--- BEGIN Items ---

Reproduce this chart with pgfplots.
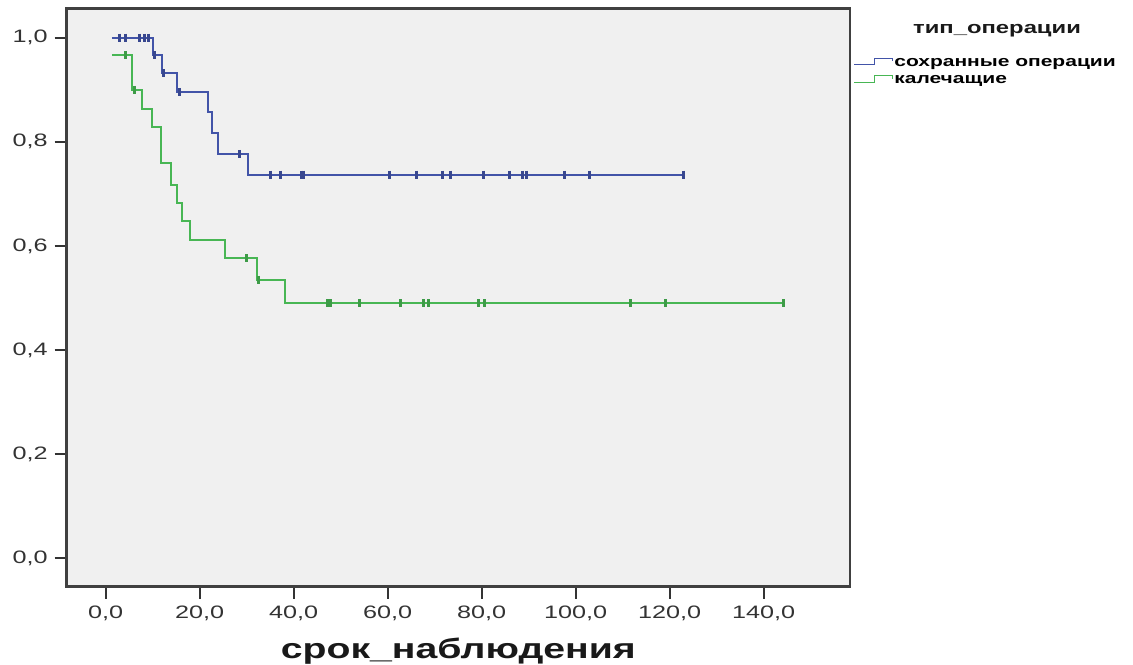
\documentclass[border=0pt]{standalone}
\usepackage{fontspec}
\setmainfont{Liberation Sans}[FakeStretch=1.4]
\usepackage{pgfplots}
\pgfplotsset{compat=1.18}
\definecolor{kmblue}{RGB}{66,84,168}
\definecolor{kmgreen}{RGB}{72,182,84}
\definecolor{panel}{RGB}{240,240,240}
\begin{document}
\begin{tikzpicture}
\useasboundingbox (-33.35pt,-38.65pt) rectangle (533.15pt,293.35pt);
\begin{axis}[
  at={(0,0)}, anchor=south west,
  scale only axis, width=391.65pt, height=289.2pt,
  xmin=-8.3, xmax=158.4, ymin=-0.0546, ymax=1.0565,
  axis background/.style={fill=panel},
  axis line style={black!75, line width=1.3pt},
  xtick={0,20,40,60,80,100,120,140},
  ytick={0,0.2,0.4,0.6,0.8,1},
  xtick pos=left, ytick pos=left, tick align=outside,
  major tick length=6pt,
  tick style={black!80, line width=1pt},
  tick label style={font=\fontsize{9}{10}\selectfont, black!80},
  /pgf/number format/.cd, fixed, fixed zerofill, precision=1, use comma, assume math mode=true,
  /pgfplots/.cd,
  xlabel={\bfseries срок\_наблюдения},
  xlabel style={at={(0.5,0)}, anchor=base, yshift=-36pt, font=\fontsize{14}{16}\selectfont, black!90},
  legend style={at={(1.004,0.9227)}, anchor=north west, draw=none, fill=none,
    font=\bfseries\fontsize{7.5}{8}\selectfont, inner sep=0pt, row sep=0pt,
    nodes={inner sep=0.8pt, text height=5.6pt, text depth=1.6pt}},
  legend cell align=left,
  legend image code/.code={\draw[#1, line width=0.6pt] (0pt,-1.2pt) -- (10pt,-1.2pt) -- (10pt,2pt) -- (19pt,2pt) -- (19pt,0.6pt);},
]
% сохранные операции
\addplot[const plot, kmblue, line width=1pt] coordinates {
  (1.3,1.0)(10.1,0.967)(11.9,0.932)(15.1,0.896)(21.8,0.857)(22.6,0.817)
  (24.0,0.777)(30.3,0.737)(122.9,0.737)
};
\addlegendentry{сохранные операции}
% калечащие
\addplot[const plot, kmgreen, line width=1pt] coordinates {
  (1.3,0.967)(5.7,0.900)(7.7,0.864)(9.8,0.829)(11.8,0.759)(14.0,0.717)
  (15.1,0.682)(16.2,0.647)(17.9,0.611)(25.4,0.576)(32.1,0.535)(38.1,0.490)
  (144.2,0.490)
};
\addlegendentry{калечащие}
% censored observations
\addplot[only marks, mark=|, mark size=2pt, kmblue!85!black, mark options={line width=1.5pt}, forget plot] coordinates {
  (3.0,1.0)(4.2,1.0)(7.2,1.0)(8.2,1.0)(9.2,1.0)
  (10.4,0.967)(12.2,0.932)(15.6,0.896)(28.5,0.777)
  (35.0,0.737)(37.2,0.737)(41.7,0.737)(42.2,0.737)(60.5,0.737)(66.2,0.737)
  (71.7,0.737)(73.3,0.737)(80.3,0.737)(85.9,0.737)(88.7,0.737)(89.6,0.737)
  (97.7,0.737)(102.9,0.737)(122.9,0.737)
};
\addplot[only marks, mark=|, mark size=2pt, kmgreen!85!black, mark options={line width=1.5pt}, forget plot] coordinates {
  (4.2,0.967)(6.2,0.900)(30.0,0.576)(32.5,0.535)
  (47.2,0.490)(47.8,0.490)(54.1,0.490)(62.7,0.490)(67.6,0.490)(68.8,0.490)
  (79.3,0.490)(80.7,0.490)(111.6,0.490)(119.2,0.490)(144.2,0.490)
};
\end{axis}
\node[font=\bfseries\fontsize{8.5}{9}\selectfont, black!90] at (465.15pt,277.85pt) {тип\_операции};
\end{tikzpicture}
\end{document}
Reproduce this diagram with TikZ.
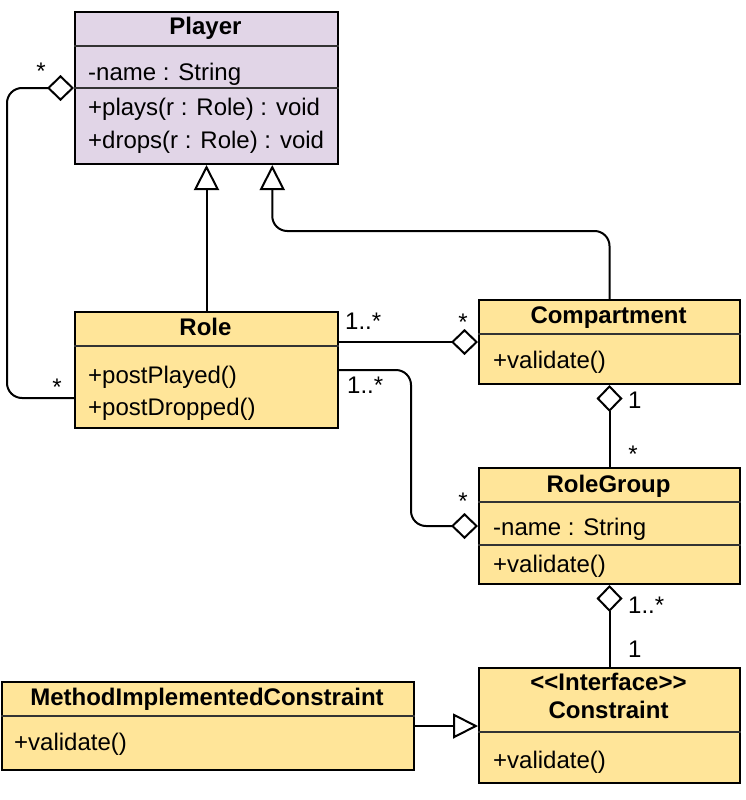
\documentclass[tikz,border=0pt]{standalone}
\usepackage{fontspec}
\setmainfont{Liberation Sans}
\usetikzlibrary{arrows.meta}
\definecolor{playerfill}{HTML}{E1D5E7}
\definecolor{classfill}{HTML}{FFE599}

\begin{document}
\begin{tikzpicture}[x=1pt, y=-1pt,
  font=\fontsize{24}{28}\selectfont,
  classbox/.style={draw, line width=2pt, fill=classfill, anchor=north west,
    inner sep=0pt, minimum width=263pt},
  divider/.style={line width=1.5pt, black!80},
  title/.style={anchor=base, inner sep=0pt, font=\fontsize{24}{28}\selectfont\bfseries},
  member/.style={anchor=base west, inner sep=0pt},
  mult/.style={anchor=base west, inner sep=0pt},
  agg/.style={line width=2pt, -{Diamond[open, length=27pt, width=26pt]}},
  gen/.style={line width=2pt, -{Triangle[open, length=25pt, width=25pt]}}]
  \useasboundingbox (0,0) rectangle (746,800);

  % classes
  \node[classbox, fill=playerfill, minimum height=152pt] (player) at (74,11) {};
  \draw[divider] ([yshift=-35pt]player.north west) -- ([yshift=-35pt]player.north east);
  \draw[divider] ([yshift=-77pt]player.north west) -- ([yshift=-77pt]player.north east);
  \node[title] (playerTitle) at (205.5,35) {Player};
  \node[member] (playerName) at (88,81) {-name : String};
  \node[member] (playerPlays) at (88,115) {+plays(r : Role) : void};
  \node[member] (playerDrops) at (88,148) {+drops(r : Role) : void};

  \node[classbox, minimum height=116pt] (role) at (74,311) {};
  \draw[divider] ([yshift=-35pt]role.north west) -- ([yshift=-35pt]role.north east);
  \node[title] (roleTitle) at (205.5,335) {Role};
  \node[member] (rolePlayed) at (88,383) {+postPlayed()};
  \node[member] (roleDropped) at (88,415) {+postDropped()};

  \node[classbox, minimum width=261pt, minimum height=84pt] (comp) at (478,299) {};
  \draw[divider] ([yshift=-35pt]comp.north west) -- ([yshift=-35pt]comp.north east);
  \node[title] (compTitle) at (608.5,323) {Compartment};
  \node[member] (compValidate) at (493,368) {+validate()};

  \node[classbox, minimum width=261pt, minimum height=116pt] (group) at (478,467) {};
  \draw[divider] ([yshift=-35pt]group.north west) -- ([yshift=-35pt]group.north east);
  \draw[divider] ([yshift=-78pt]group.north west) -- ([yshift=-78pt]group.north east);
  \node[title] (groupTitle) at (608.5,492) {RoleGroup};
  \node[member] (groupName) at (493,535) {-name : String};
  \node[member] (groupValidate) at (493,572) {+validate()};

  \node[classbox, minimum width=261pt, minimum height=115pt] (constraint) at (478,667) {};
  \draw[divider] ([yshift=-65pt]constraint.north west) -- ([yshift=-65pt]constraint.north east);
  \node[title] (constraintStereo) at (608.5,690) {<\kern0pt<Interface>\kern0pt>};
  \node[title] (constraintTitle) at (608.5,718) {Constraint};
  \node[member] (constraintValidate) at (493,768) {+validate()};

  \node[classbox, minimum width=412pt, minimum height=88pt] (mic) at (1,681) {};
  \draw[divider] ([yshift=-35pt]mic.north west) -- ([yshift=-35pt]mic.north east);
  \node[title] (micTitle) at (207,705) {MethodImplementedConstraint};
  \node[member] (micValidate) at (14,750) {+validate()};

  % relations
  \draw[gen] (role.north) -- (player.south);
  \draw[gen, rounded corners=15pt] (comp.north) -- ++(0,-68) -| ([xshift=65.75pt]player.south);
  \draw[agg, rounded corners=15pt] ([yshift=-87pt]role.north west) -- ++(-67,0)
    |- ([yshift=-77pt]player.north west);
  \draw[agg] (role.east |- comp.west) -- (comp.west);
  \draw[agg, rounded corners=15pt] (role.east) -- ++(72,0) |- (group.west);
  \draw[agg] (group.north) -- (comp.south);
  \draw[agg] (constraint.north) -- (group.south);
  \draw[gen] (mic.east) -- (mic.east -| constraint.west);

  % multiplicities
  \node[mult, anchor=base] (mPlayer) at (41,79) {*};
  \node[mult, anchor=base] (mRoleLeft) at (57,395) {*};
  \node[mult] (mRoleComp) at (345,329) {1..*};
  \node[mult, anchor=base] (mComp) at (463,330) {*};
  \node[mult] (mRoleGroup) at (347,393) {1..*};
  \node[mult, anchor=base] (mGroup) at (463,509) {*};
  \node[mult] (mCompBottom) at (628,408) {1};
  \node[mult, anchor=base] (mGroupTop) at (633,462) {*};
  \node[mult] (mGroupBottom) at (628,613) {1..*};
  \node[mult] (mConstraint) at (628,657) {1};
\end{tikzpicture}
\end{document}
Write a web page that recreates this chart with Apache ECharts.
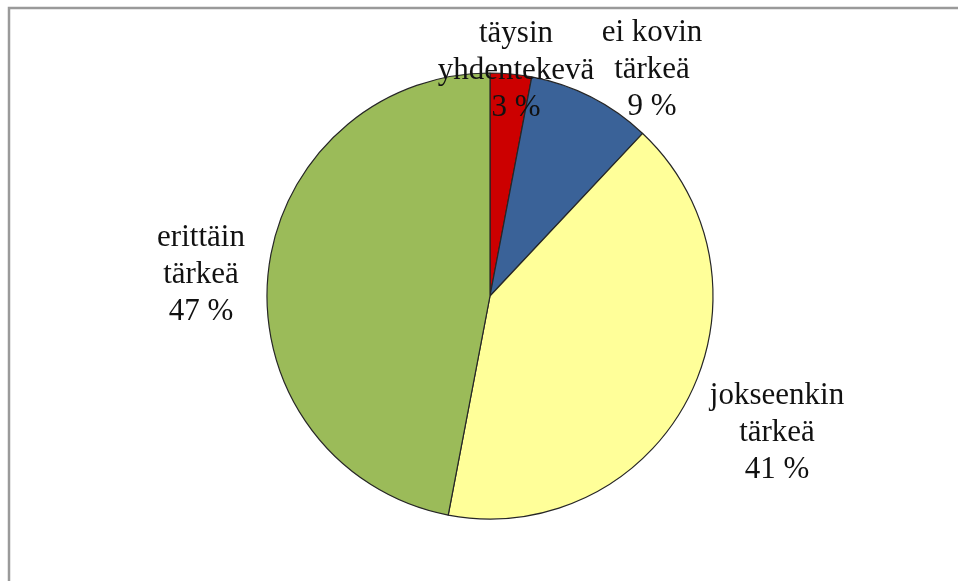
<!DOCTYPE html>
<html>
<head>
<meta charset="utf-8">
<script src="https://cdn.jsdelivr.net/npm/echarts@6/dist/echarts.min.js"></script>
<style>
  html, body { margin: 0; padding: 0; background: #fff; }
  #chart { width: 958px; height: 581px; }
</style>
</head>
<body>
<div id="chart"></div>
<script>
// Answer categories, in clockwise order starting from 12 o'clock
const categories = ['täysin\nyhdentekevä', 'ei kovin\ntärkeä', 'jokseenkin\ntärkeä', 'erittäin\ntärkeä'];
const shares = [3, 9, 41, 47];
const sliceColors = ['#CC0000', '#3A6298', '#FFFF99', '#9BBB59'];

// Where each label block is centred (chart pixels)
const labelAnchors = [[516, 71], [652, 70], [777, 433], [201, 275]];

const chart = echarts.init(document.getElementById('chart'));

chart.setOption({
  animation: false,
  graphic: [{
    type: 'rect',
    shape: { x: 9, y: 8, width: 980, height: 600 },
    style: { fill: 'none', stroke: '#9a9a9a', lineWidth: 2.5 },
    silent: true
  }],
  series: [{
    type: 'pie',
    center: [490, 296],
    radius: 223,
    startAngle: 90,
    clockwise: true,
    avoidLabelOverlap: false,
    itemStyle: { borderColor: '#262626', borderWidth: 1.2 },
    label: {
      show: true,
      position: 'outside',
      formatter: p => p.name + '\n' + p.value + ' %',
      fontFamily: '"Liberation Serif", "Times New Roman", serif',
      fontSize: 31,
      lineHeight: 37,
      color: '#111',
      align: 'center'
    },
    labelLine: { show: false },
    labelLayout: p => ({
      x: labelAnchors[p.dataIndex][0],
      y: labelAnchors[p.dataIndex][1],
      align: 'center',
      verticalAlign: 'middle'
    }),
    data: categories.map((name, i) => ({
      name: name,
      value: shares[i],
      itemStyle: { color: sliceColors[i] }
    }))
  }]
});
</script>
</body>
</html>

--- END Items ---

**What the task asks:** Write out word for word the lines above that run from the one with "Write a web" to the one with "['#CC0000', '#3A6298', '#FFFF99', '#9BBB59'];". Include both end lines; exclude the images.

**Expected answer:**
Write a web page that recreates this chart with Apache ECharts.
<!DOCTYPE html>
<html>
<head>
<meta charset="utf-8">
<script src="https://cdn.jsdelivr.net/npm/echarts@6/dist/echarts.min.js"></script>
<style>
  html, body { margin: 0; padding: 0; background: #fff; }
  #chart { width: 958px; height: 581px; }
</style>
</head>
<body>
<div id="chart"></div>
<script>
// Answer categories, in clockwise order starting from 12 o'clock
const categories = ['täysin\nyhdentekevä', 'ei kovin\ntärkeä', 'jokseenkin\ntärkeä', 'erittäin\ntärkeä'];
const shares = [3, 9, 41, 47];
const sliceColors = ['#CC0000', '#3A6298', '#FFFF99', '#9BBB59'];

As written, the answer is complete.